Copy out each line of the data that holds the word "document".

━━━ Dataset extract

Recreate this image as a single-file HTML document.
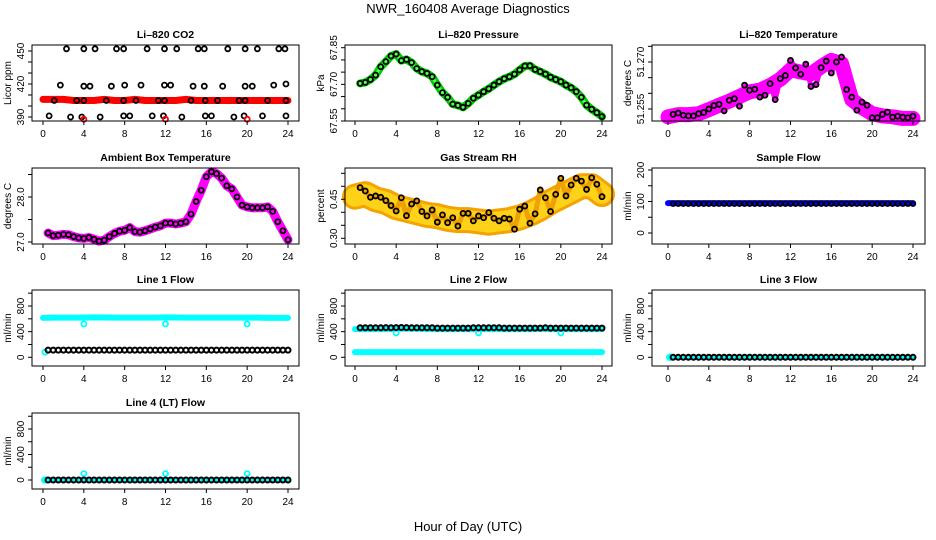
<!DOCTYPE html>
<html><head><meta charset="utf-8"><style>
html,body{margin:0;padding:0;background:#fff;}
svg{display:block;font-family:"Liberation Sans",sans-serif;}
</style></head><body>
<svg id="chart" width="936" height="540" viewBox="0 0 936 540" xmlns="http://www.w3.org/2000/svg">
<rect x="0" y="0" width="936" height="540" fill="#fff"/>
<text x="468" y="13" font-size="13" text-anchor="middle">NWR_160408  Average Diagnostics</text>
<text x="468" y="531" font-size="13" text-anchor="middle">Hour of Day (UTC)</text>
</svg>
<script>
const xTicks=[0,4,8,12,16,20,24];
// CO2
const co2Hr=[2.3,4,5.1,7.2,7.9,10.2,11.9,13.1,15.2,15.8,18.1,19.8,21,23.1,23.7, 1.7,4,4.6,6.7,8,9.6,11.9,12.5,14.7,15.8,17.6,19.8,20.5,22.6,23.8, 1.1,3.3,4,6.2,7.9,9.1,11.3,11.9,14.5,15.9,17.1,19.2,19.8,22,23.8, 0.6,2.7,3.8,5.6,7.9,8.5,10.7,11.8,13.6,15.9,16.5,18.7,19.7,21.5,23.8];
const co2Val=[452,452,452,452,452,452,452,452,452,452,452,452,452,452,452, 419,418,418,418,419,419,419,419,418,418,418,418,418,419,420, 405,405,405,405,405,405,405,405,405,405,405,405,405,405,405, 391,390,390,390,391,391,391,391,390,391,391,390,391,391,391];
const co2Band=[406,406,406,405,405,405,406,405,405,406,405,405,405,405,406,405,405,405,405,405,405,405,405,405,405];
const co2OutHr=[4,12,20];
const co2OutVal=[388,388,388];
// Pressure
const pres=[67.704,67.708,67.72,67.738,67.772,67.793,67.816,67.824,67.797,67.802,67.789,67.765,67.752,67.745,67.731,67.697,67.666,67.647,67.619,67.614,67.606,67.622,67.643,67.656,67.67,67.682,67.697,67.711,67.723,67.731,67.742,67.759,67.775,67.776,67.761,67.752,67.742,67.729,67.72,67.711,67.697,67.686,67.67,67.647,67.615,67.598,67.584,67.568];
// Li-820 temperature
const ltemp=[51.2533,51.2537,51.253,51.2528,51.2528,51.2535,51.2539,51.255,51.2561,51.2565,51.2544,51.2578,51.2583,51.2559,51.2626,51.261,51.2613,51.2588,51.2594,51.2631,51.258,51.2647,51.2657,51.2705,51.2681,51.2661,51.2693,51.2622,51.2628,51.2682,51.2703,51.2665,51.27,51.2716,51.2612,51.2588,51.2546,51.2572,51.2562,51.2522,51.2522,51.2533,51.254,51.2524,51.2527,51.2524,51.2522,51.2527];
const ltempBand=[51.2525,51.2532,51.2532,51.2535,51.2548,51.2562,51.2575,51.259,51.2605,51.261,51.2625,51.2645,51.2675,51.2668,51.2662,51.2685,51.2705,51.2695,51.258,51.2555,51.2535,51.2528,51.2525,51.252,51.252];
// Ambient box temperature
const amb=[27.2,27.14,27.15,27.17,27.16,27.12,27.09,27.08,27.1,27.06,27.02,27.04,27.12,27.19,27.24,27.26,27.32,27.23,27.22,27.25,27.29,27.33,27.36,27.42,27.42,27.4,27.42,27.45,27.62,27.9,28.15,28.45,28.56,28.52,28.42,28.25,28.18,28.0,27.82,27.78,27.76,27.76,27.76,27.78,27.68,27.45,27.25,27.05];
// Gas stream RH
const rh=[0.495,0.482,0.458,0.463,0.458,0.445,0.426,0.405,0.456,0.387,0.432,0.444,0.403,0.386,0.409,0.362,0.39,0.36,0.379,0.347,0.396,0.396,0.367,0.386,0.379,0.399,0.377,0.367,0.377,0.374,0.335,0.412,0.424,0.358,0.394,0.486,0.456,0.403,0.469,0.531,0.463,0.505,0.531,0.52,0.488,0.533,0.508,0.46];
const rhBand=[0.46,0.47,0.45,0.44,0.42,0.41,0.4,0.39,0.385,0.375,0.37,0.37,0.365,0.36,0.365,0.37,0.38,0.395,0.415,0.44,0.46,0.48,0.5,0.5,0.47];
// Flows
const sampleFlow=[93,93,93,93,93,93,93,93,93,93,93,93,93,93,93,93,93,93,93,93,93,93,93,93,93,93,93,93,93,93,93,93,93,93,93,93,93,93,93,93,93,93,93,93,93,93,93,93];
const sampleBand=[95,95,95,95,95,95,95,95,95,95,95,95,95,95,95,95,95,95,95,95,95,95,95,95,95];
const l1Black=[112,112,112,112,112,112,112,112,112,112,112,112,112,112,112,112,112,112,112,112,112,112,112,112,112,112,112,112,112,112,112,112,112,112,112,112,112,112,112,112,112,112,112,112,112,112,112,112];
const l1Band=[615,618,618,618,618,622,620,618,618,618,618,618,622,620,618,618,618,618,618,618,618,618,615,615,615];
const l2Black=[460,460,460,460,460,462,460,462,465,462,460,460,460,460,460,455,455,455,455,455,455,455,460,460,460,460,460,460,455,455,455,455,455,455,455,455,460,455,455,455,455,455,455,455,455,455,455,455];
const l2Band=[440,440,440,440,445,445,445,440,440,440,440,440,440,440,440,440,440,440,445,440,440,440,440,440,440];
const l2Low=[80,80,80,80,80,80,80,80,80,80,80,80,80,80,80,80,80,80,80,80,80,80,80,80,80];
const l3Black=[0,0,0,0,0,0,0,0,0,0,0,0,0,0,0,0,0,0,0,0,0,0,0,0,0,0,0,0,0,0,0,0,0,0,0,0,0,0,0,0,0,0,0,0,0,0,0,0];
const l4Black=[0,0,0,0,0,0,0,0,0,0,0,0,0,0,0,0,0,0,0,0,0,0,0,0,0,0,0,0,0,0,0,0,0,0,0,0,0,0,0,0,0,0,0,0,0,0,0,0];
const outHr=[4,12,20];
const l1Out=[520,520,520];
const l2Out=[380,380,380];
const l4Out=[100,100,100];
const startHr=[0.2];
const l1Start=[80];
const zeroStart=[0];

const svg=document.getElementById('chart');
const NS='http://www.w3.org/2000/svg';
function mk(tag,attrs,parent){const e=document.createElementNS(NS,tag);for(const k in attrs)e.setAttribute(k,attrs[k]);(parent||svg).appendChild(e);return e;}
const cols=[{L:32,R:299,x0:43,x24:288},{L:345,R:612,x0:355,x24:602},{L:652,R:925,x0:668,x24:913}];
const rows=[{T:45,B:121},{T:168,B:244},{T:290,B:366},{T:413,B:489}];
const halfHr=i=>0.5*(i+1);
const hourly=i=>i;

function panel(name,title,ylab,c,r,yv1,yp1,yv2,yp2,ticks,labels){
  const g=mk('g',{});
  
  
  const C=cols[c],R=rows[r];
  const sx=h=>C.x0+(C.x24-C.x0)*h/24;
  const sy=v=>yp1+(v-yv1)*(yp2-yp1)/(yv2-yv1);
  const t=mk('text',{x:(C.L+C.R)/2,y:R.T-7,'font-size':10.5,'font-weight':'bold','text-anchor':'middle'},g);
  t.textContent=title;
  
  
  const yl=mk('text',{x:0,y:0,'font-size':10,'text-anchor':'middle',transform:`translate(${C.L-21},${(R.T+R.B)/2}) rotate(-90)`},g);
  yl.textContent=ylab;
  
  
  const plot=mk('g',{},g);
  
  
  const frame=mk('rect',{x:C.L,y:R.T,width:C.R-C.L,height:R.B-R.T,fill:'none',stroke:'#000','stroke-width':1},g);
  
  
  xTicks.forEach(h=>{
    mk('line',{x1:sx(h),x2:sx(h),y1:R.B,y2:R.B+4,stroke:'#000'},g);
    const tx=mk('text',{x:sx(h),y:R.B+16,'font-size':10,'text-anchor':'middle'},g);
    tx.textContent=h;
    
    
  });
  ticks.forEach((v,i)=>{
    mk('line',{x1:C.L-4,x2:C.L,y1:sy(v),y2:sy(v),stroke:'#000'},g);
    if(labels[i]){
      const ty=mk('text',{x:0,y:0,'font-size':10,'text-anchor':'middle',transform:`translate(${C.L-8},${sy(v)}) rotate(-90)`},g);
      ty.textContent=labels[i];
      
      
    }
  });
  return {plot,sx,sy,C,R};
}
function band(p,vals,hf,color,w,name,dash){
  const pts=vals.map((v,i)=>p.sx(hf(i))+','+p.sy(v)).join(' ');
  const l=mk('polyline',{points:pts,fill:'none',stroke:color,'stroke-width':w,'stroke-linejoin':'round','stroke-linecap':'round'},p.plot);
  if(dash)l.setAttribute('stroke-dasharray',dash);
  
  
}
function pts(p,hrs,vals,color,r,sw,name){
  vals.forEach((v,i)=>{
    const h=typeof hrs==='function'?hrs(i):hrs[i];
    const c=mk('circle',{cx:p.sx(h),cy:p.sy(v),r:r,fill:'none',stroke:color,'stroke-width':sw},p.plot);
    
    
  });
}
const flowT=[0,200,400,600,800,1000],flowL=['0','','400','','800',''];

let p=panel('panel-co2','Li–820 CO2','Licor ppm',0,0,390,117,450,51,[390,400,410,420,430,440,450],['390','','','420','','','450']);
band(p,co2Band,hourly,'#f00',7,'co2-red-band');
pts(p,co2Hr,co2Val,'#000',2.5,1.8,'co2-point');
pts(p,co2OutHr,co2OutVal,'#f00',2.5,1.8,'co2-red-outlier');

p=panel('panel-pressure','Li–820 Pressure','kPa',1,0,67.85,47.7,67.55,121,[67.55,67.6,67.65,67.7,67.75,67.8,67.85],['67.55','','','67.70','','','67.85']);
band(p,pres,halfHr,'#0c0',8,'pressure-green-band');
band(p,pres,halfHr,'#5f5',3,'pressure-green-band-inner','2 2');
pts(p,halfHr,pres,'#000',2.5,1.8,'pressure-point');

p=panel('panel-li820-temp','Li–820 Temperature','degrees C',2,0,51.27,62,51.255,109,[51.255,51.26,51.265,51.27,51.275],['51.255','','','51.270','']);
band(p,ltempBand,hourly,'#f0f',15,'temp-magenta-band');
band(p,ltemp,halfHr,'#f0f',5,'temp-magenta-scatter');
pts(p,halfHr,ltemp,'#000',2.5,1.8,'temp-point');

p=panel('panel-ambient','Ambient Box Temperature','degrees C',0,1,27.0,242,28.0,197,[27.0,27.5,28.0,28.5],['27.0','','28.0','']);
band(p,amb,halfHr,'#f0f',9,'ambient-magenta-band');
pts(p,halfHr,amb,'#000',2.5,1.8,'ambient-point');

p=panel('panel-rh','Gas Stream RH','percent',1,1,0.30,238.3,0.45,199.3,[0.30,0.35,0.40,0.45,0.50,0.55],['0.30','','','0.45','','']);
band(p,rhBand,hourly,'#f5a300',26,'rh-orange-band');
band(p,rhBand,hourly,'#ffd21a',20,'rh-yellow-texture','2 2');
band(p,rh,halfHr,'#f0a000',5,'rh-orange-scatter','3 2');
pts(p,halfHr,rh,'#000',2.5,1.8,'rh-point');

p=panel('panel-sample-flow','Sample Flow','ml/min',2,1,0,233,200,170,[0,50,100,150,200],['0','','100','','200']);
band(p,sampleBand,hourly,'#00f',6,'sample-blue-band');
pts(p,halfHr,sampleFlow,'#000',2.3,1.8,'sample-point');

p=panel('panel-line1','Line 1 Flow','ml/min',0,2,0,357.3,800,306,flowT,flowL);
band(p,l1Band,hourly,'#0ff',6,'line1-cyan-band');
pts(p,startHr,l1Start,'#0ff',2.5,1.8,'line1-cyan-start');
pts(p,outHr,l1Out,'#0ff',2.5,1.8,'line1-cyan-outlier');
pts(p,halfHr,l1Black,'#000',2.5,2,'line1-point');

p=panel('panel-line2','Line 2 Flow','ml/min',1,2,0,357.3,800,306,flowT,flowL);
band(p,l2Band,hourly,'#0ff',6,'line2-cyan-band');
band(p,l2Low,hourly,'#0ff',6,'line2-cyan-low-band');
pts(p,outHr,l2Out,'#0ff',2.5,1.8,'line2-cyan-outlier');
pts(p,halfHr,l2Black,'#000',2.5,2,'line2-point');

p=panel('panel-line3','Line 3 Flow','ml/min',2,2,0,357.3,800,306,flowT,flowL);
pts(p,startHr,zeroStart,'#0ff',2.5,2.5,'line3-cyan-start');
band(p,l3Black.slice(0,25),hourly,'#0ff',4,'line3-cyan-band');
pts(p,halfHr,l3Black,'#000',2.5,2,'line3-point');

p=panel('panel-line4','Line 4 (LT) Flow','ml/min',0,3,0,480,800,429,flowT,flowL);
pts(p,startHr,zeroStart,'#0ff',2.5,2.5,'line4-cyan-start');
band(p,l4Black.slice(0,25),hourly,'#0ff',4,'line4-cyan-band');
pts(p,outHr,l4Out,'#0ff',2.5,1.8,'line4-cyan-outlier');
pts(p,halfHr,l4Black,'#000',2.5,2,'line4-point');
</script>
</body></html>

━━━━━━

■ **Output below**:
Recreate this image as a single-file HTML document.
const svg=document.getElementById('chart');
function mk(tag,attrs,parent){const e=document.createElementNS(NS,tag);for(const k in attrs)e.setAttribute(k,attrs[k]);(parent||svg).appendChild(e);return e;}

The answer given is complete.